◆ EXERCISE TASK
Word for word, give the material below again, minus any images.

◆ DATASET EXCERPT
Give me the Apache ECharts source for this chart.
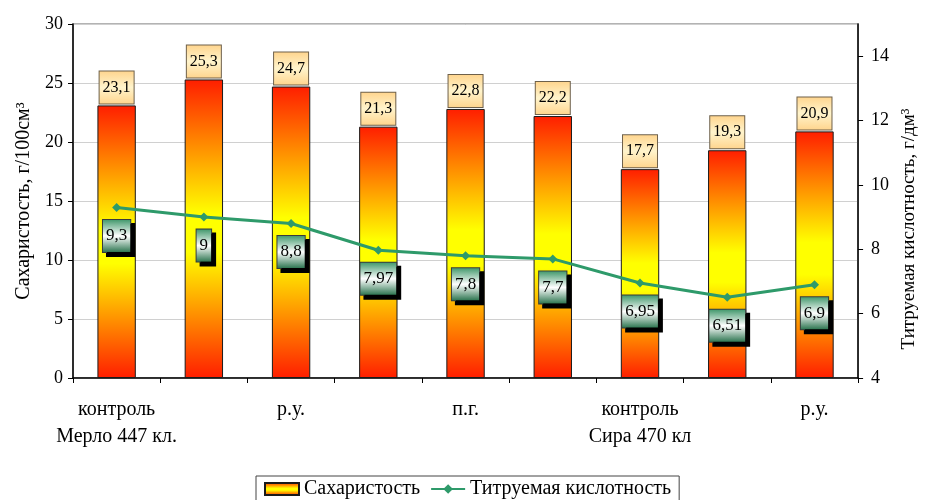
<!DOCTYPE html>
<html>
<head>
<meta charset="utf-8">
<script src="https://cdn.jsdelivr.net/npm/echarts@6/dist/echarts.min.js"></script>
<style>
  html, body { margin: 0; padding: 0; background: #fff; }
  #chart { width: 927px; height: 500px; }
</style>
</head>
<body>
<div id="chart"></div>
<script>
// Treatment labels along the x axis (blank slots are unlabelled columns)
const categories = ['контроль', '', 'р.у.', '', 'п.г.', '', 'контроль', '', 'р.у.'];
// Second label row: grape variety / clone
const groups = ['Мерло 447 кл.', '', '', '', '', '', 'Сира 470 кл', '', ''];
// Sugar content, g/100 cm³
const sugar = [23.1, 25.3, 24.7, 21.3, 22.8, 22.2, 17.7, 19.3, 20.9];
// Titratable acidity, g/dm³
const acidity = [9.3, 9, 8.8, 7.97, 7.8, 7.7, 6.95, 6.51, 6.9];
// Right-axis tick values
const acidTicks = [4, 6, 8, 10, 12, 14];

const FONT = 'Liberation Serif';
const comma = v => String(v).replace('.', ',');

const barFill = {
  type: 'linear', x: 0, y: 0, x2: 0, y2: 1,
  colorStops: [
    { offset: 0, color: '#ff1e00' },
    { offset: 0.45, color: '#ffff00' },
    { offset: 0.58, color: '#ffff00' },
    { offset: 1, color: '#ff1e00' }
  ]
};
const peachFill = {
  type: 'linear', x: 0, y: 0, x2: 0, y2: 1,
  colorStops: [
    { offset: 0, color: '#ffd48c' },
    { offset: 0.5, color: '#fff4cc' },
    { offset: 1, color: '#ffd48c' }
  ]
};
const greenFill = {
  type: 'linear', x: 0, y: 0, x2: 0, y2: 1,
  colorStops: [
    { offset: 0, color: '#3a9466' },
    { offset: 0.5, color: '#ffffff' },
    { offset: 1, color: '#236f48' }
  ]
};

const chart = echarts.init(document.getElementById('chart'), null, { renderer: 'canvas' });
chart.setOption({
  animation: false,
  backgroundColor: '#ffffff',
  textStyle: { fontFamily: FONT, color: '#000' },
  grid: {
    left: 73, right: 58, top: 24, bottom: 122,
    show: true, borderColor: '#9a9a9a', borderWidth: 1.5, backgroundColor: 'transparent'
  },
  legend: {
    left: 256, top: 476,
    padding: [3, 8, 6, 8],
    borderColor: '#444', borderWidth: 1,
    itemWidth: 34, itemHeight: 12, itemGap: 10,
    textStyle: { fontFamily: FONT, fontSize: 20, color: '#000' },
    data: [
      { name: 'Сахаристость', icon: 'rect' },
      { name: 'Титруемая кислотность' }
    ]
  },
  xAxis: {
    type: 'category',
    data: categories,
    axisLine: { lineStyle: { color: '#000', width: 1.5 } },
    axisTick: { show: true, interval: 0, length: 5, lineStyle: { color: '#000' } },
    axisLabel: {
      interval: 0, margin: 18,
      fontFamily: FONT, fontSize: 20, lineHeight: 27, color: '#000',
      formatter: (v, i) => categories[i] + '\n' + groups[i]
    }
  },
  yAxis: [
    {
      type: 'value', min: 0, max: 30, interval: 5,
      name: 'Сахаристость, г/100см³',
      nameLocation: 'middle', nameGap: 38,
      nameTextStyle: { fontFamily: FONT, fontSize: 20, color: '#000' },
      axisLine: { show: true, lineStyle: { color: '#000', width: 1.5 } },
      axisTick: { show: true, length: 5, lineStyle: { color: '#000' } },
      axisLabel: { margin: 10, fontFamily: FONT, fontSize: 18, color: '#000' },
      splitLine: { show: true, lineStyle: { color: '#d0d0d0', width: 1 } }
    },
    {
      type: 'value', min: 4, max: 15, interval: 2,
      position: 'right',
      name: 'Титруемая кислотность, г/дм³',
      nameLocation: 'middle', nameGap: 36, nameRotate: 90,
      nameTextStyle: { fontFamily: FONT, fontSize: 19, color: '#000', padding: [0, 56, 0, 0] },
      axisLine: { show: true, lineStyle: { color: '#000', width: 1.5 } },
      axisTick: { show: true, length: 5, customValues: acidTicks, lineStyle: { color: '#000' } },
      axisLabel: { margin: 13, fontFamily: FONT, fontSize: 18, color: '#000', customValues: acidTicks },
      splitLine: { show: false }
    }
  ],
  series: [
    {
      name: 'Сахаристость',
      type: 'bar',
      yAxisIndex: 0,
      data: sugar,
      barWidth: '44%',
      itemStyle: { color: barFill, borderColor: '#1a1a1a', borderWidth: 1 },
      label: {
        show: true, position: 'top', distance: 2,
        formatter: p => comma(p.value),
        fontFamily: FONT, fontSize: 16, lineHeight: 18, color: '#000',
        backgroundColor: peachFill, borderColor: '#6e604a', borderWidth: 1,
        padding: [7, 3, 7, 3]
      }
    },
    {
      name: 'Титруемая кислотность',
      type: 'line',
      yAxisIndex: 1,
      data: acidity,
      symbol: 'diamond', symbolSize: 9,
      lineStyle: { color: '#2e9a6a', width: 3 },
      itemStyle: { color: '#2e9a6a' },
      z: 5,
      label: {
        show: true, position: 'bottom', distance: 8,
        formatter: p => comma(p.value),
        fontFamily: FONT, fontSize: 17, lineHeight: 18, color: '#000',
        backgroundColor: greenFill, borderColor: '#3a3a3a', borderWidth: 1,
        padding: [7, 3, 7, 3],
        shadowColor: '#000', shadowBlur: 0, shadowOffsetX: 4, shadowOffsetY: 4
      }
    }
  ]
});
</script>
</body>
</html>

◆ PROBLEM SOLUTION
Give me the Apache ECharts source for this chart.
<!DOCTYPE html>
<html>
<head>
<meta charset="utf-8">
<script src="https://cdn.jsdelivr.net/npm/echarts@6/dist/echarts.min.js"></script>
<style>
  html, body { margin: 0; padding: 0; background: #fff; }
  #chart { width: 927px; height: 500px; }
</style>
</head>
<body>
<div id="chart"></div>
<script>
// Treatment labels along the x axis (blank slots are unlabelled columns)
const categories = ['контроль', '', 'р.у.', '', 'п.г.', '', 'контроль', '', 'р.у.'];
// Second label row: grape variety / clone
const groups = ['Мерло 447 кл.', '', '', '', '', '', 'Сира 470 кл', '', ''];
// Sugar content, g/100 cm³
const sugar = [23.1, 25.3, 24.7, 21.3, 22.8, 22.2, 17.7, 19.3, 20.9];
// Titratable acidity, g/dm³
const acidity = [9.3, 9, 8.8, 7.97, 7.8, 7.7, 6.95, 6.51, 6.9];
// Right-axis tick values
const acidTicks = [4, 6, 8, 10, 12, 14];

const FONT = 'Liberation Serif';
const comma = v => String(v).replace('.', ',');

const barFill = {
  type: 'linear', x: 0, y: 0, x2: 0, y2: 1,
  colorStops: [
    { offset: 0, color: '#ff1e00' },
    { offset: 0.45, color: '#ffff00' },
    { offset: 0.58, color: '#ffff00' },
    { offset: 1, color: '#ff1e00' }
  ]
};
const peachFill = {
  type: 'linear', x: 0, y: 0, x2: 0, y2: 1,
  colorStops: [
    { offset: 0, color: '#ffd48c' },
    { offset: 0.5, color: '#fff4cc' },
    { offset: 1, color: '#ffd48c' }
  ]
};
const greenFill = {
  type: 'linear', x: 0, y: 0, x2: 0, y2: 1,
  colorStops: [
    { offset: 0, color: '#3a9466' },
    { offset: 0.5, color: '#ffffff' },
    { offset: 1, color: '#236f48' }
  ]
};

const chart = echarts.init(document.getElementById('chart'), null, { renderer: 'canvas' });
chart.setOption({
  animation: false,
  backgroundColor: '#ffffff',
  textStyle: { fontFamily: FONT, color: '#000' },
  grid: {
    left: 73, right: 58, top: 24, bottom: 122,
    show: true, borderColor: '#9a9a9a', borderWidth: 1.5, backgroundColor: 'transparent'
  },
  legend: {
    left: 256, top: 476,
    padding: [3, 8, 6, 8],
    borderColor: '#444', borderWidth: 1,
    itemWidth: 34, itemHeight: 12, itemGap: 10,
    textStyle: { fontFamily: FONT, fontSize: 20, color: '#000' },
    data: [
      { name: 'Сахаристость', icon: 'rect' },
      { name: 'Титруемая кислотность' }
    ]
  },
  xAxis: {
    type: 'category',
    data: categories,
    axisLine: { lineStyle: { color: '#000', width: 1.5 } },
    axisTick: { show: true, interval: 0, length: 5, lineStyle: { color: '#000' } },
    axisLabel: {
      interval: 0, margin: 18,
      fontFamily: FONT, fontSize: 20, lineHeight: 27, color: '#000',
      formatter: (v, i) => categories[i] + '\n' + groups[i]
    }
  },
  yAxis: [
    {
      type: 'value', min: 0, max: 30, interval: 5,
      name: 'Сахаристость, г/100см³',
      nameLocation: 'middle', nameGap: 38,
      nameTextStyle: { fontFamily: FONT, fontSize: 20, color: '#000' },
      axisLine: { show: true, lineStyle: { color: '#000', width: 1.5 } },
      axisTick: { show: true, length: 5, lineStyle: { color: '#000' } },
      axisLabel: { margin: 10, fontFamily: FONT, fontSize: 18, color: '#000' },
      splitLine: { show: true, lineStyle: { color: '#d0d0d0', width: 1 } }
    },
    {
      type: 'value', min: 4, max: 15, interval: 2,
      position: 'right',
      name: 'Титруемая кислотность, г/дм³',
      nameLocation: 'middle', nameGap: 36, nameRotate: 90,
      nameTextStyle: { fontFamily: FONT, fontSize: 19, color: '#000', padding: [0, 56, 0, 0] },
      axisLine: { show: true, lineStyle: { color: '#000', width: 1.5 } },
      axisTick: { show: true, length: 5, customValues: acidTicks, lineStyle: { color: '#000' } },
      axisLabel: { margin: 13, fontFamily: FONT, fontSize: 18, color: '#000', customValues: acidTicks },
      splitLine: { show: false }
    }
  ],
  series: [
    {
      name: 'Сахаристость',
      type: 'bar',
      yAxisIndex: 0,
      data: sugar,
      barWidth: '44%',
      itemStyle: { color: barFill, borderColor: '#1a1a1a', borderWidth: 1 },
      label: {
        show: true, position: 'top', distance: 2,
        formatter: p => comma(p.value),
        fontFamily: FONT, fontSize: 16, lineHeight: 18, color: '#000',
        backgroundColor: peachFill, borderColor: '#6e604a', borderWidth: 1,
        padding: [7, 3, 7, 3]
      }
    },
    {
      name: 'Титруемая кислотность',
      type: 'line',
      yAxisIndex: 1,
      data: acidity,
      symbol: 'diamond', symbolSize: 9,
      lineStyle: { color: '#2e9a6a', width: 3 },
      itemStyle: { color: '#2e9a6a' },
      z: 5,
      label: {
        show: true, position: 'bottom', distance: 8,
        formatter: p => comma(p.value),
        fontFamily: FONT, fontSize: 17, lineHeight: 18, color: '#000',
        backgroundColor: greenFill, borderColor: '#3a3a3a', borderWidth: 1,
        padding: [7, 3, 7, 3],
        shadowColor: '#000', shadowBlur: 0, shadowOffsetX: 4, shadowOffsetY: 4
      }
    }
  ]
});
</script>
</body>
</html>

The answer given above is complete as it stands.